Economic growth is a major issue in this presidential campaign. Research has done much to uncover the factors that contribute to growth. Secure property rights, rule of law, open markets, and limited trade restrictions all play important roles. But the Trump, Clinton, and Sanders campaign messages are all critical of freer trade. It is false—a lie—to claim that freer trade has hurt us as a nation, as my Hoover colleague David Henderson has pointed out.

It has always been true that some lose as a result of trade agreements. We gave up textile jobs to gain jobs elsewhere, in services for example.

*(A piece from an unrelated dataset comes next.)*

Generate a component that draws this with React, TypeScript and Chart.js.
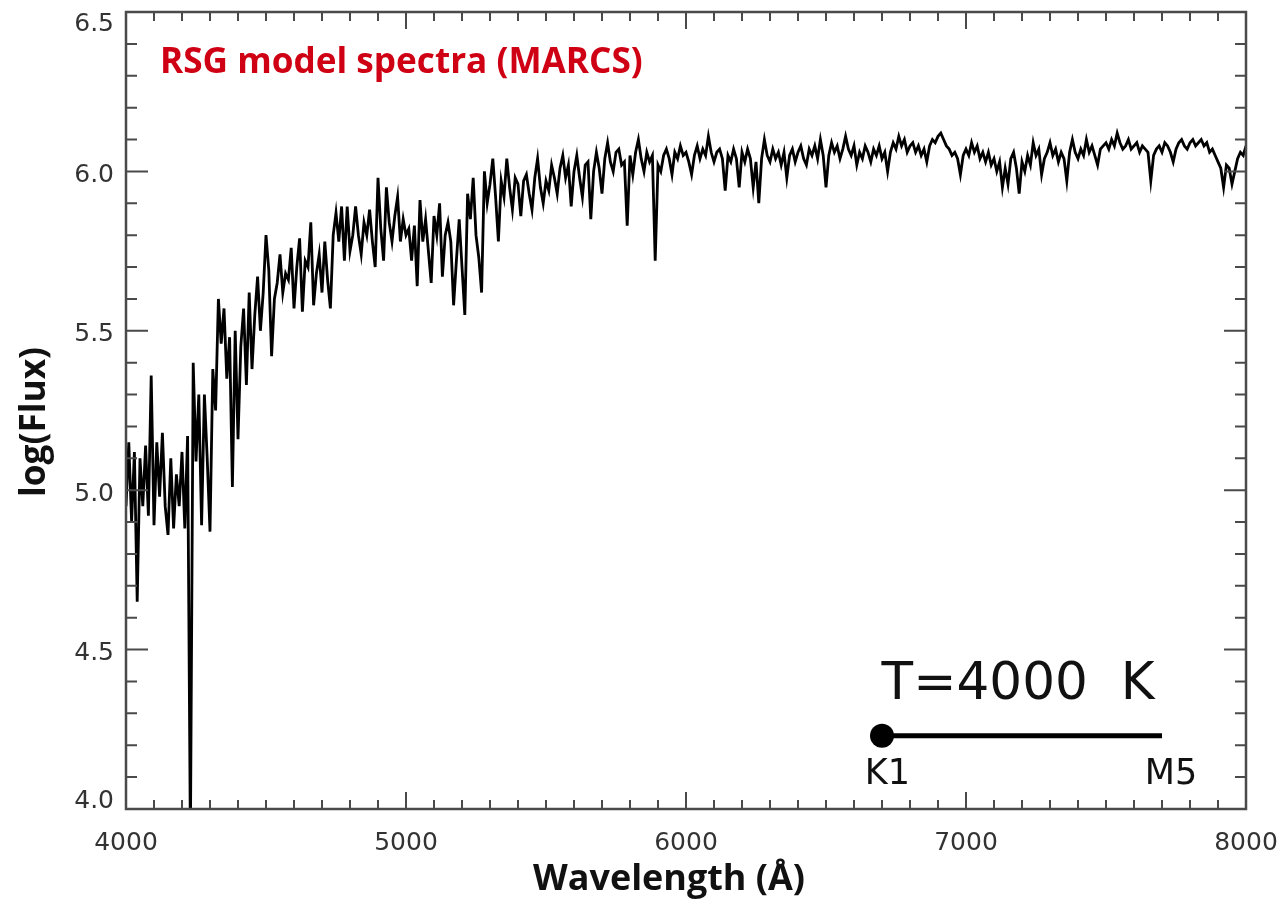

Trade agreements including NAFTA raised income in the aggregate and provided some of the funding for retraining displaced workers Trump is wrong or badly advised to oppose trade agreements and Clinton was badly advised when she shifted her position on the Pacific trade agreement. Of course, the agreements are complicated, so it is always possible to claim that a better agreement for the United States is possible—but it’s not accurate to claim that trade restrictions will benefit Americans.

These are just a few examples of lies and misleading statements that we encounter every day. Clinton lies frequently and Trump shouted a falsehood a day—and probably more—as a major part of his primary campaign. This is not what citizens of a free country should expect and demand. And these examples are part of a much larger set.

At one time, citizens could count on the character of their officials and candidates to either tell the truth or say nothing. Not any more. Clinton has a long record of neglecting truth. Trump seems not to care about the veracity of his statements. And the media is so much on one side that it mainly looks at the Trump gaffes and does its best to ignore Clinton’s. And most serious of all, it allows the Obama administration to tell the public lies like Americans could keep their health insurance or that global warming is a coming disaster.

No less serious is the failure of politicians to tell us the truth about the promises that they have made that cannot be honored. Careful studies put the cost of government promises for pensions and future healthcare benefits at more than $100 trillion. There is no way that anything close to that amount will be available.

An honest government and honest candidates would inform the public about these truths and lead open discussions of what might be done. The fact that no candidate mentions that governments have promised more healthcare and pension spending than we can pay for tells us a great deal about truth in government and candidates for the presidency.

Lying by political leaders is what we expect from totalitarians. Free societies require truth and honesty.